“Your Yes to God demands your No to all injustice, to all evil.”
— Dietrich Bonhoeffer
Born in Breslau (today’s Wrocław) in 1906, Dietrich Bonhoeffer grew up in a home that valued intellect, conscience, political awareness, and faith. His father, Karl Bonhoeffer, was a respected psychiatrist, and his family circle included academics, musicians, and theologians. It was an environment that nurtured thought and also demanded moral responsibility.
As an inherently anti-intellectual Nazi ideology began to consume Germany, Bonhoeffer – by then a Lutheran pastor and theologian – refused to remain silent. His conscience led him down a path that would intertwine faith with resistance, ultimately costing him his life.
Join us as we explore Bonhoeffer’s life and sacrifice. If you are travelling in Poland, we welcome you to join us on one of our WW2 Tours in Poland.
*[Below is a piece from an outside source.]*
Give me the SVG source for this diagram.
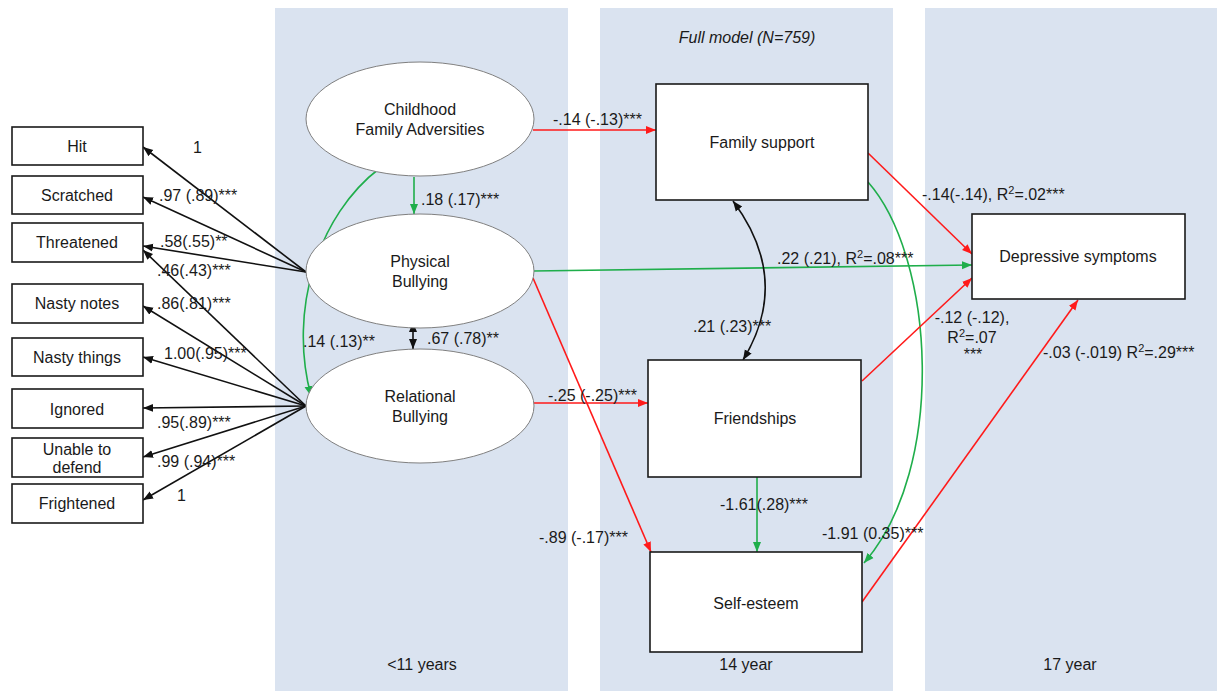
<svg xmlns="http://www.w3.org/2000/svg" width="1217" height="691" viewBox="0 0 1217 691">
<style>
text{font-family:"Liberation Sans",Arial,sans-serif;font-size:16px;fill:#1a1a1a}
.c{text-anchor:middle}
.panel{fill:#dae3f0}
.box{fill:#fff;stroke:#1a1a1a;stroke-width:1.6}
.ell{fill:#fff;stroke:#7f7f7f;stroke-width:1}
.k{stroke:#111;stroke-width:1.6;fill:none}
.r{stroke:#ff1a1a;stroke-width:1.6;fill:none}
.g{stroke:#1fae4b;stroke-width:1.6;fill:none}
</style>
<defs>
<marker id="ak" markerUnits="userSpaceOnUse" markerWidth="12" markerHeight="10" refX="10" refY="5" orient="auto-start-reverse"><path d="M0,1 L10,5 L0,9 Z" fill="#111"/></marker>
<marker id="ar" markerUnits="userSpaceOnUse" markerWidth="12" markerHeight="10" refX="10" refY="5" orient="auto"><path d="M0,1 L10,5 L0,9 Z" fill="#ff1a1a"/></marker>
<marker id="ag" markerUnits="userSpaceOnUse" markerWidth="12" markerHeight="10" refX="10" refY="5" orient="auto"><path d="M0,1 L10,5 L0,9 Z" fill="#1fae4b"/></marker>
</defs>
<rect width="1217" height="691" fill="#fff"/>
<g id="panels">
<rect class="panel" x="275" y="8" width="293" height="683"/>
<rect class="panel" x="600" y="8" width="293" height="683"/>
<rect class="panel" x="925" y="8" width="292" height="683"/>
<text class="c" x="422" y="670">&lt;11 years</text>
<text class="c" x="746" y="670">14 year</text>
<text class="c" x="1070" y="670">17 year</text>
<text class="c" x="747" y="43" font-style="italic">Full model  (N=759)</text>
</g>
<g id="connectors">
<line class="k" x1="306" y1="272" x2="143" y2="147" marker-end="url(#ak)"/>
<line class="k" x1="306" y1="272" x2="143" y2="197" marker-end="url(#ak)"/>
<line class="k" x1="306" y1="272" x2="143" y2="246" marker-end="url(#ak)"/>
<line class="k" x1="306" y1="406" x2="143" y2="250" marker-end="url(#ak)"/>
<line class="k" x1="306" y1="406" x2="143" y2="306" marker-end="url(#ak)"/>
<line class="k" x1="306" y1="406" x2="143" y2="357" marker-end="url(#ak)"/>
<line class="k" x1="306" y1="406" x2="143" y2="408" marker-end="url(#ak)"/>
<line class="k" x1="306" y1="406" x2="143" y2="457" marker-end="url(#ak)"/>
<line class="k" x1="306" y1="406" x2="143" y2="500" marker-end="url(#ak)"/>
<line class="r" x1="533" y1="130" x2="656" y2="130" marker-end="url(#ar)"/>
<line class="g" x1="414" y1="177" x2="414" y2="214" marker-end="url(#ag)"/>
<path class="g" d="M380,168 C318,215 288,310 311,396" marker-end="url(#ag)"/>
<line class="k" x1="413" y1="322" x2="413" y2="349" marker-start="url(#ak)" marker-end="url(#ak)"/>
<line class="g" x1="533" y1="271" x2="972" y2="265" marker-end="url(#ag)"/>
<line class="r" x1="533" y1="278" x2="651" y2="552" marker-end="url(#ar)"/>
<line class="r" x1="533" y1="403" x2="648" y2="403" marker-end="url(#ar)"/>
<path class="k" d="M733,201 Q792,280 743,360" marker-start="url(#ak)" marker-end="url(#ak)"/>
<line class="r" x1="868" y1="153" x2="972" y2="254" marker-end="url(#ar)"/>
<path class="g" d="M868,182 C935,258 947,468 864,563" marker-end="url(#ag)"/>
<line class="r" x1="862" y1="381" x2="972" y2="278" marker-end="url(#ar)"/>
<line class="g" x1="757" y1="477" x2="757" y2="552" marker-end="url(#ag)"/>
<line class="r" x1="862" y1="602" x2="1078" y2="300" marker-end="url(#ar)"/>
</g>
<g id="labels">
<text x="193" y="153">1</text>
<text x="159" y="201">.97 (.89)***</text>
<text x="160" y="247">.58(.55)**</text>
<text x="157" y="276">.46(.43)***</text>
<text x="157" y="309">.86(.81)***</text>
<text x="164" y="359">1.00(.95)***</text>
<text x="157" y="428">.95(.89)***</text>
<text x="157" y="467">.99 (.94)***</text>
<text x="177" y="501">1</text>
<text x="553" y="125">-.14 (-.13)***</text>
<text x="421" y="205">.18 (.17)***</text>
<text x="303" y="347">.14 (.13)**</text>
<text x="427" y="344">.67 (.78)**</text>
<text x="548" y="401">-.25 (-.25)***</text>
<text x="777" y="264">.22 (.21), R<tspan dy="-6" font-size="11">2</tspan><tspan dy="6">=.08***</tspan></text>
<text x="693" y="332">.21 (.23)***</text>
<text x="922" y="200">-.14(-.14), R<tspan dy="-6" font-size="11">2</tspan><tspan dy="6">=.02***</tspan></text>
<text class="c" x="972" y="323">-.12 (-.12),</text>
<text class="c" x="972" y="343">R<tspan dy="-6" font-size="11">2</tspan><tspan dy="6">=.07</tspan></text>
<text class="c" x="973" y="360">***</text>
<text x="1043" y="358">-.03 (-.019) R<tspan dy="-6" font-size="11">2</tspan><tspan dy="6">=.29***</tspan></text>
<text x="720" y="510">-1.61(.28)***</text>
<text x="539" y="543">-.89 (-.17)***</text>
<text x="822" y="539">-1.91 (0.35)***</text>
</g>
<g id="hit"><rect class="box" x="12" y="127" width="131" height="38"/><text class="c" x="77" y="152">Hit</text></g>
<g id="scratched"><rect class="box" x="12" y="176" width="131" height="38"/><text class="c" x="77" y="201">Scratched</text></g>
<g id="threatened"><rect class="box" x="12" y="223" width="131" height="39"/><text class="c" x="77" y="248">Threatened</text></g>
<g id="nasty-notes"><rect class="box" x="12" y="284" width="131" height="39"/><text class="c" x="77" y="309">Nasty notes</text></g>
<g id="nasty-things"><rect class="box" x="12" y="338" width="131" height="38"/><text class="c" x="77" y="363">Nasty things</text></g>
<g id="ignored"><rect class="box" x="12" y="389" width="131" height="39"/><text class="c" x="77" y="415">Ignored</text></g>
<g id="unable"><rect class="box" x="12" y="438" width="131" height="39"/><text class="c" x="77" y="455">Unable to</text><text class="c" x="77" y="473">defend</text></g>
<g id="frightened"><rect class="box" x="12" y="484" width="131" height="39"/><text class="c" x="77" y="509">Frightened</text></g>
<g id="childhood"><ellipse class="ell" cx="420" cy="119" rx="114" ry="57"/><text class="c" x="420" y="115">Childhood</text><text class="c" x="420" y="135">Family Adversities</text></g>
<g id="physical"><ellipse class="ell" cx="420" cy="271" rx="114" ry="57"/><text class="c" x="420" y="267">Physical</text><text class="c" x="420" y="287">Bullying</text></g>
<g id="relational"><ellipse class="ell" cx="420" cy="406" rx="114" ry="57"/><text class="c" x="420" y="402">Relational</text><text class="c" x="420" y="422">Bullying</text></g>
<g id="family-support"><rect class="box" x="656" y="84" width="212" height="116"/><text class="c" x="762" y="148">Family support</text></g>
<g id="friendships"><rect class="box" x="648" y="360" width="213" height="117"/><text class="c" x="755" y="424">Friendships</text></g>
<g id="self-esteem"><rect class="box" x="650" y="552" width="212" height="100"/><text class="c" x="756" y="609">Self-esteem</text></g>
<g id="depressive"><rect class="box" x="972" y="214" width="213" height="85"/><text class="c" x="1078" y="262">Depressive symptoms</text></g>
</svg>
Breslau and Early Resistance
Bonhoeffer’s path began in academic theology, but it soon drew him into moral confrontation with tyranny. Ordained in 1931, he became an early critic of Hitler’s regime, alarmed by the Nazi attempt to co-opt a distorted Christianity into their racist ideology.
He helped found the Confessing Church, a movement of pastors and believers who rejected Nazi interference in the Protestant church. For Bonhoeffer, true discipleship required opposition to evil, even when the cost was high. His writings from this period, particularly The Cost of Discipleship, called Christians to radical moral clarity.

Bonhoeffer’s resistance was not confined to words. He became involved with members of the German military intelligence (the Abwehr), some of whom secretly conspired against Hitler. Though his exact role in the 1944 plot remains debated, his moral alignment was unmistakable – he believed that obedience to God sometimes demanded disobedience to human authority.
Faith in Action
Even as the Gestapo closed in, Bonhoeffer refused to compromise his beliefs. Arrested in April 1943, he was imprisoned for two years; first at Tegel Prison in Berlin, later transferred to Buchenwald and then Flossenbürg Concentration Camp.
In captivity, he continued to write letters and reflections later published as Letters and Papers from Prison. These writings reveal a man deeply at peace with his faith and conscious of the moral meaning of suffering.
On 9 April 1945, just weeks before Germany’s surrender, Bonhoeffer was executed by hanging. A witness later wrote, “I have hardly ever seen a man die so entirely submissive to the will of God.” Bonhoeffer had seemed to foresee his martyrdom two years earlier when he wrote: “When Christ calls a man, he bids him come and die.” (The Cost of Discipleship)
He was 39 years old at the time of his death.

Bonhoeffer’s Legacy in Poland
Though Bonhoeffer is often remembered as a German theologian and martyr, his legacy remains rooted, quite literally, in what is now Poland. The city of his birth, Wrocław, honours him as a native son who stood for conscience and justice.
Near St. Elizabeth’s Church, a bronze memorial designed by Karl Biedermann commemorates his life and resistance. The city has also dedicated Skwer ks. Dietricha Bonhoeffera, a public square named in his honour — a space that invites reflection on courage and moral responsibility.
Further north, in Szczecin, a memorial connects Bonhoeffer’s legacy to his work training young pastors in the Confessing Church. The Dietrich Bonhoeffer Silence and Meditation Garden in the district of Zdroje stands near the former site of his seminary in Finkenwalde. Designed as a place of contemplation, it features stone inscriptions of Bonhoeffer’s thoughts and trees symbolising peace and trust.
These Polish memorials are not simply tributes to his memory, but reminders that ethical struggles transcend borders. Bonhoeffer’s message of faith and integrity still resonates in a world that continues to wrestle with moral compromise and authoritarianism.
“The ordeal? No man in the whole world can change the truth. One can only look for the truth, find it and serve it.”
— Quote featured on the Bonhoeffer memorial at the Church of Saint Peter, Hamburg
Why His Story Matters Today
Bonhoeffer’s courage lay in moral clarity and his unshakeable pursuit of truth. He understood that silence in the face of evil is itself a form of complicity. His life challenges each generation to ask difficult questions: What does it mean to act justly? How do we balance faith and responsibility?
In a time when standing against injustice often meant imprisonment or death, Bonhoeffer chose to act. His life and death remind us that resistance begins not with armies, but with conviction – with the refusal to let fear silence what must be said.
Dietrich Bonhoeffer’s legacy endures as a testament to faith that will not take a backward step, even in the face of great tyranny.